'A Índia é um país grande. Não pela
extensão mas porque é antigo. O tempo, num
país inteligente, é a extensão mais significativa.
Milhares de metros quadrados ocupam, em teoria,
uma superfície importante.
Também o número de andares dos edifícios
é facto bem visível das janelas dos aviões.
Porém, é a História de um país
que dá a intensidade da ligação da árvore à terra.
E cada país é uma árvore.'
(n.º 17, Canto VII)

Não dá para imaginar, de forma clarividente, o que vai Gonçalo M. Tavares escrever nas histórias que conta. Os títulos que escolhe não deixam antever o que depois relata.
Este foi o meu erro. Julguei que íamos permanecer bastante tempo na Índia. Empurrado pelos livros que li passados neste 'país grande' como, por exemplo, 'O tigre Branco' de Adiga ou 'Siddhartha' de Hesse; imaginei um romance com uma grande dose de espiritualidade, de auto-conhecimento, de busca interior.
É talvez esse o objectivo de Bloom, personagem central da narrativa. É inegável que parte em busca de respostas, de pacificar a sua Alma pelos crimes que cometeu.
No entanto - e aqui a surpresa - volta rapidamente. Aliás, arriscou-se a não regressar e a única recordação que traz é um livro antigo. Dos 'males' que procurava curar, nada sarou.
Deixo no ar a possibilidade, inclusive, desta personagem ter chegado a Paris ainda mais maléfica e profundamente melancólica.
Este livro é supremo. Não é por acaso que fui tirando várias anotações ao que nele se escreve. O grande trunfo de Gonçalo M. Tavares não é contar uma história épica, mas, no caso de 'Uma Viagem à Índia', criar uma personagem que dificilmente se esquece.
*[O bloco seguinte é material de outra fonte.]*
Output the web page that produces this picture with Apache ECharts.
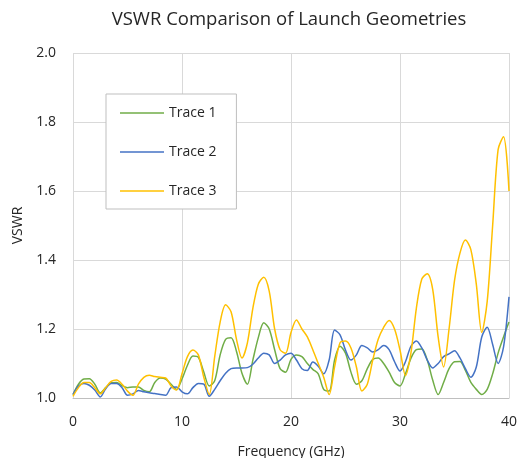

E é Bloom, meu novo herói literário, que, no meio das suas paranóias pessoais, nos põe a pensar sobre inúmeras questões em redor do Mundo, da condição e limitação humanas, da procura de respostas a perguntas difíceis.
Gonçalo M. Tavares cria a personagem por excelência. Carregada de dúvidas, com uma enorme tendência para o tédio, não muito segura do que procura, fugitiva dos pecados que comete, sem capacidade para responder imediatamente.
E daí sai toda uma nova filosofia. 'Uma viagem à Índia' é, afinal, uma longa caminhada pelo génio do escritor. Pelo que pensa, pelo que nos põe a pensar. Não é qualquer um que consegue escrever uma história assim: sem grande elenco, muito pausada e, ao mesmo tempo, com um estilo de epopeia.
Este livro confirma aquilo que já suspeitava do autor: estamos, de facto, perante um caso sério de literatura mundial. Confirma, igualmente, um estilo e um modo de estar muito próprios. Qualquer dia corremos o risco de adjectivar esta sua presença, imortalizando o seu nome.
Este foi mais um livro de leitura conjunta no blogue. Até à data, o que mais 'tinta' correu, dado o meu crescente entusiasmo à medida que ia galgando mais um Canto. Agradeço à Luma Garbin a possibilidade que me deu de antecipar esta leitura. Confesso que senti as tuas dúvidas iniciais, não sabia o que esperar. Embora, pelo que li do autor, acreditasse estar em boas mãos.
Rapidamente concluí que era para se saborear devagar. Cada recanto, cada frase, cada pensamento com significado... E assim foi. Este é o meu conselho: deixem-se levar, muito lentamente, por Bloom.